While Israelis are busy removing chametz (leavened food) from their homes ahead of Passover,
Japan is still dealing with one of the greatest disasters
in its history. A group of social activists has found a connection between the two.
In the coming days, volunteers of the My Israel
movement plan to visit homes across Israel, wait at the entrances to supermarkets and try to collect all the Israeli chametz and send it, with the Foreign Ministry's help, to tsunami-hit areas in Japan.
Every year, in accordance with the Jewish tradition, Israel
holds a ceremony in which it sells its leavened products to a non-Jew. According to Jewish Law, all food which is not kosher for Passover must be sold for holiday and bought back after the mid-holidays.
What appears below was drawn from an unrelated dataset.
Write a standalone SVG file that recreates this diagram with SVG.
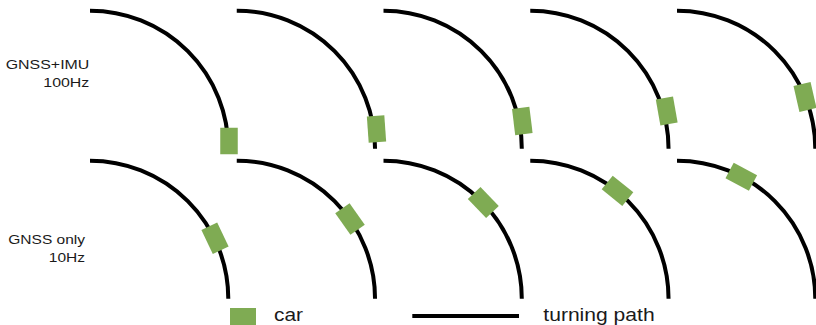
<svg xmlns="http://www.w3.org/2000/svg" width="816" height="325" viewBox="0 0 816 325">
  <style>
    .path { fill: none; stroke: #000; stroke-width: 4; stroke-linecap: butt; }
    .car { fill: #7fab53; }
    .label { font-family: "Liberation Sans", Arial, sans-serif; font-size: 13.5px; fill: #1a1a1a; text-anchor: end; }
    .legend { font-family: "Liberation Sans", Arial, sans-serif; font-size: 18.5px; fill: #1a1a1a; }
  </style>
  <defs>
    <!-- quarter-circle turning path, starting at its top-left end -->
    <path id="turn" d="M0,0 A138.3,138 0 0 1 138.3,138" class="path"/>
    <!-- car body, centred on its own origin -->
    <rect id="carBody" x="-8.75" y="-13.25" width="17.5" height="26.5" class="car"/>
  </defs>

  <!-- row labels -->
  <g id="label-imu">
    <text class="label" transform="translate(89.3,69.3) scale(1.18,1)">GNSS+IMU</text>
    <text class="label" transform="translate(89.3,87.3) scale(1.18,1)">100Hz</text>
  </g>
  <g id="label-gnss">
    <text class="label" transform="translate(85,243.5) scale(1.15,1)">GNSS only</text>
    <text class="label" transform="translate(85,261.7) scale(1.15,1)">10Hz</text>
  </g>

  <!-- turning paths -->
  <g id="connectors">
    <use href="#turn" x="90" y="10.7"/>
    <use href="#turn" x="236.75" y="10.7"/>
    <use href="#turn" x="383.5" y="10.7"/>
    <use href="#turn" x="530.25" y="10.7"/>
    <use href="#turn" x="677" y="10.7"/>
    <use href="#turn" x="90" y="160.7"/>
    <use href="#turn" x="236.75" y="160.7"/>
    <use href="#turn" x="383.5" y="160.7"/>
    <use href="#turn" x="530.25" y="160.7"/>
    <use href="#turn" x="677" y="160.7"/>
  </g>

  <!-- cars, GNSS+IMU at 100Hz -->
  <g id="car-imu-1"><use href="#carBody" transform="translate(229,141) rotate(0)"/></g>
  <g id="car-imu-2"><use href="#carBody" transform="translate(376.5,129) rotate(-4)"/></g>
  <g id="car-imu-3"><use href="#carBody" transform="translate(522.3,121) rotate(-7)"/></g>
  <g id="car-imu-4"><use href="#carBody" transform="translate(666.7,111) rotate(-10)"/></g>
  <g id="car-imu-5"><use href="#carBody" transform="translate(805,97) rotate(-13)"/></g>

  <!-- cars, GNSS only at 10Hz -->
  <g id="car-gnss-1"><use href="#carBody" transform="translate(215,238.3) rotate(-25.5)"/></g>
  <g id="car-gnss-2"><use href="#carBody" transform="translate(350,219) rotate(-35)"/></g>
  <g id="car-gnss-3"><use href="#carBody" transform="translate(483.3,202.5) rotate(-43.7)"/></g>
  <g id="car-gnss-4"><use href="#carBody" transform="translate(617.5,190.8) rotate(-51)"/></g>
  <g id="car-gnss-5"><use href="#carBody" transform="translate(741.3,176.7) rotate(-62)"/></g>

  <!-- legend -->
  <g id="legend-car">
    <rect x="230" y="308" width="26" height="18" class="car"/>
    <text class="legend" transform="translate(274,320.5) scale(1.13,1)">car</text>
  </g>
  <g id="legend-path">
    <line x1="412.3" y1="316" x2="519" y2="316" class="path"/>
    <text class="legend" transform="translate(543.3,320.5) scale(1.14,1)">turning path</text>
  </g>
</svg>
Tradition allows selling the leavened food to any person who is not Jewish, who can do with it as he pleases. Israel's chametz is usually sold to a resident of the Arab village of Abu Gosh, but this year the association's volunteers will try to send part of it to the Japanese.
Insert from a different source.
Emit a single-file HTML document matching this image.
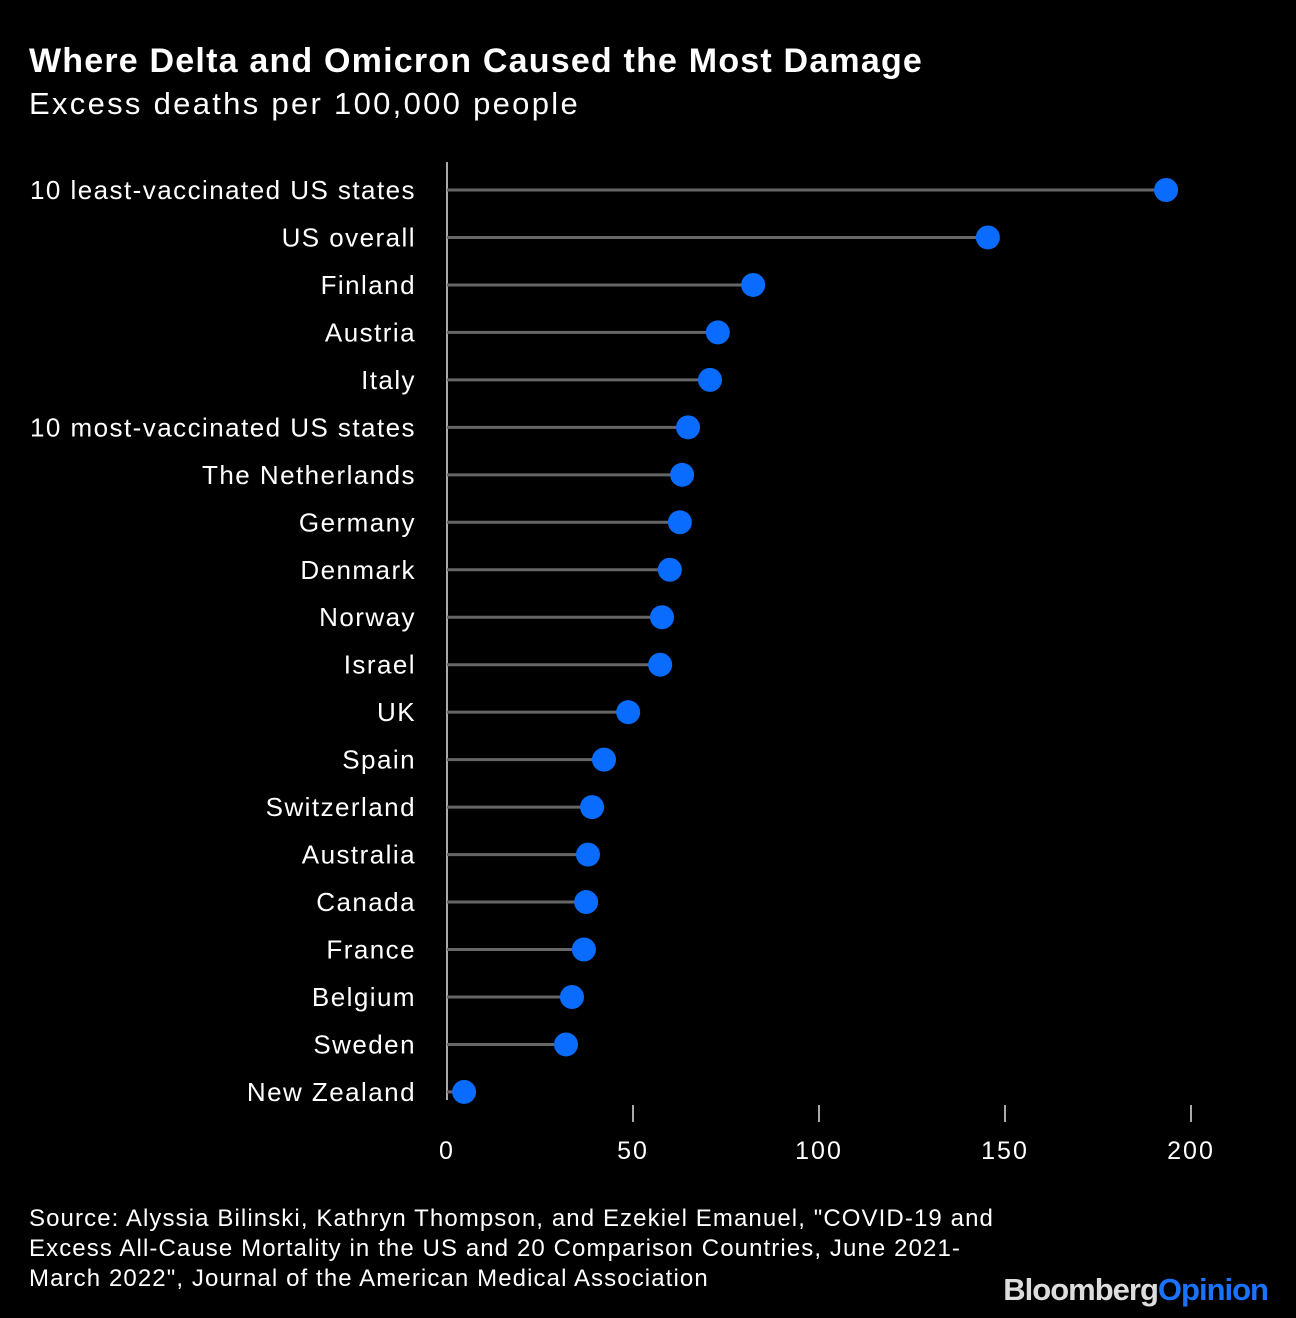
<!DOCTYPE html>
<html><head><meta charset="utf-8"><style>
body{margin:0;background:#000;width:1296px;height:1318px;overflow:hidden;font-family:"Liberation Sans",sans-serif;color:#fff}
.t{position:absolute;left:29px;top:42px;font-size:34px;font-weight:bold;letter-spacing:1.2px}
.s{position:absolute;left:29px;top:86px;font-size:31px;letter-spacing:2.3px}
.src{position:absolute;left:29px;top:1204px;font-size:24px;line-height:30px;white-space:nowrap;letter-spacing:1.1px}
.logo{position:absolute;right:28px;top:1272px;font-size:31px;font-weight:bold;letter-spacing:-1px}
</style></head><body>
<div class="t">Where Delta and Omicron Caused the Most Damage</div>
<div class="s">Excess deaths per 100,000 people</div>
<svg id="c" width="1296" height="1318" style="position:absolute;left:0;top:0"></svg>
<div class="src">Source: Alyssia Bilinski, Kathryn Thompson, and Ezekiel Emanuel, "COVID-19 and<br>Excess All-Cause Mortality in the US and 20 Comparison Countries, June 2021-<br>March 2022", Journal of the American Medical Association</div>
<div class="logo"><span style="color:#ddd">Bloomberg</span><span style="color:#1a73ff">Opinion</span></div>
<script>
const categories=["10 least-vaccinated US states","US overall","Finland","Austria","Italy","10 most-vaccinated US states","The Netherlands","Germany","Denmark","Norway","Israel","UK","Spain","Switzerland","Australia","Canada","France","Belgium","Sweden","New Zealand"];
const values=[193.3,145.4,82.3,72.8,70.7,64.8,63.2,62.6,59.9,57.8,57.3,48.7,42.2,39.0,37.9,37.4,36.8,33.6,32.0,4.6];
const ticks=[0,50,100,150,200];
const NS="http://www.w3.org/2000/svg";
const svg=document.getElementById('c');
const x=v=>447+v*3.72;
const y=i=>190+i*47.47;
function mk(t,a){const e=document.createElementNS(NS,t);for(const k in a)e.setAttribute(k,a[k]);svg.appendChild(e);return e;}
const ax=mk('line',{x1:447,x2:447,y1:162,y2:1100,stroke:'#aaa','stroke-width':2});


ticks.forEach(t=>{
 if(t>0){const l=mk('line',{x1:x(t),x2:x(t),y1:1105,y2:1122,stroke:'#aaa','stroke-width':2});
 
 }
 const tx=mk('text',{x:x(t),y:1159,'text-anchor':'middle','font-size':25,'letter-spacing':2,fill:'#fff'});
 tx.textContent=t;
 
 
});
categories.forEach((c,i)=>{
 const lb=mk('text',{x:416,y:y(i)+9,'text-anchor':'end','font-size':26,'letter-spacing':1.45,fill:'#fff'});
 lb.textContent=c;
 
 
 const st=mk('line',{x1:447,x2:x(values[i]),y1:y(i),y2:y(i),stroke:'#666','stroke-width':3});
 
 
 const d=mk('circle',{cx:x(values[i]),cy:y(i),r:12,fill:'#0a6cff'});
 
 
});
</script>
</body></html>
Following the natural disaster and nuclear crisis in Japan, the country's residents are experiencing a shortage of products like flour and noodles, which are considered chametz in Israel.
"We call on all readers to bring us the products they won't be eating on Passover, because there are those who need them," says My Israel Chairwoman Ayelet Shaked. "We want to implement the value of mutual commitment not just within our people, but with other nations as well."
The chametz shipment will be prepared by Foreign Ministry workers, who will load crates bearing flags of Israel and the caption "From Israel with Love" on one of the next planes leaving for Japan.